Nennen wir ihn mal Michael. Michael hat einen Job in Bochum und ein paar Jahre in Bochum gewohnt. Nun ist er weg. Den Job hat er noch, aber er wohnt lieber in Köln. Zur Arbeit nach Bochum pendelt er ein. In Köln, sagt er, sei es netter. Man müsste weniger fahren um Freunde zu treffen, alles wäre kompakter und unkomplizierter. Und  natürlich ist Köln auch sonst eine geile Stadt.

Und natürlich verlassen ganz viele das Ruhrgebiet, weil sie hier keine Jobs finden.

Das so viele das Ruhrgebiet verlassen, hat natürlich auch seine angenehmen Seiten. In vielen Teilen Deutschlands steigen die Mieten. Nicht im Ruhrgebiet. Überall wird  über Gentrifizierung und ihre Auswirkungen gestritten. Im Ruhrgebiet wird diese Diskussion eher simuliert. Klar, in Essen-Rüttenscheid, in Bochumer Ehrenfeld oder in Dortmunder Kreuzviertel braucht man ein paar Monate um eine Wohnung zu finden. Vier Zimmer ist sowieso schwierig. Aber das war es dann schon. Denn, nur einen Steinwurf entfernt gibt es Leerstände und nichts deutet darauf hin, dass sich daran was in absehbarer Zeit ändert. Im Gegenteil. Noch nicht einmal die billigen Mieten sorgen dafür, dass Leute hier hinziehen.

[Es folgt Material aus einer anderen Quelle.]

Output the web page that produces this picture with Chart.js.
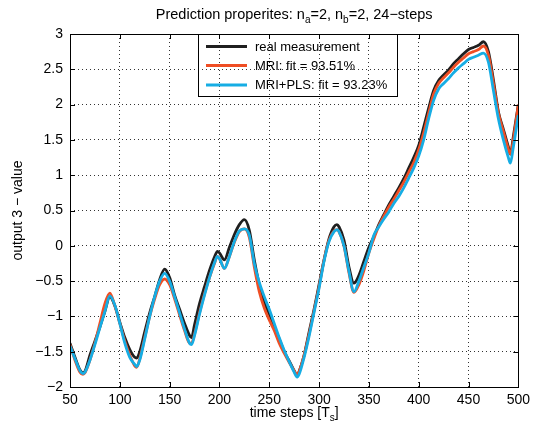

Neu gebaut wird sowieso relativ selten. Renoviert auch nicht. Es lohnt sich ja auch kaum.

Mit intelligenten Zwischennutzungskonzepten könnten wir die Wegzüge von ein paar Künstlern  vielleicht verzögern. Vielleicht bleiben auch ein paar dauerhaft hier. Aber nicht einmal diese intelligenten Zwischennutzungskonzepte für leerstehende Immobilien gibt es. Das Ruhrgebiet ergibt sich einmal mehr seinem Schicksal, zeigt natürlich keine Initiative und wartet darauf, dass die Hilfe von Aussen kommt. Genügsam schauen wir uns an, wie eine Region mit fünf Millionen Menschen zum Vorort von Düsseldorf und Köln wird. Ein Mega-Ratingen. Nur ärmer.

Es gibt schon gute Gründe, warum es hier so ist wie es ist.  Und der Grund sind wir.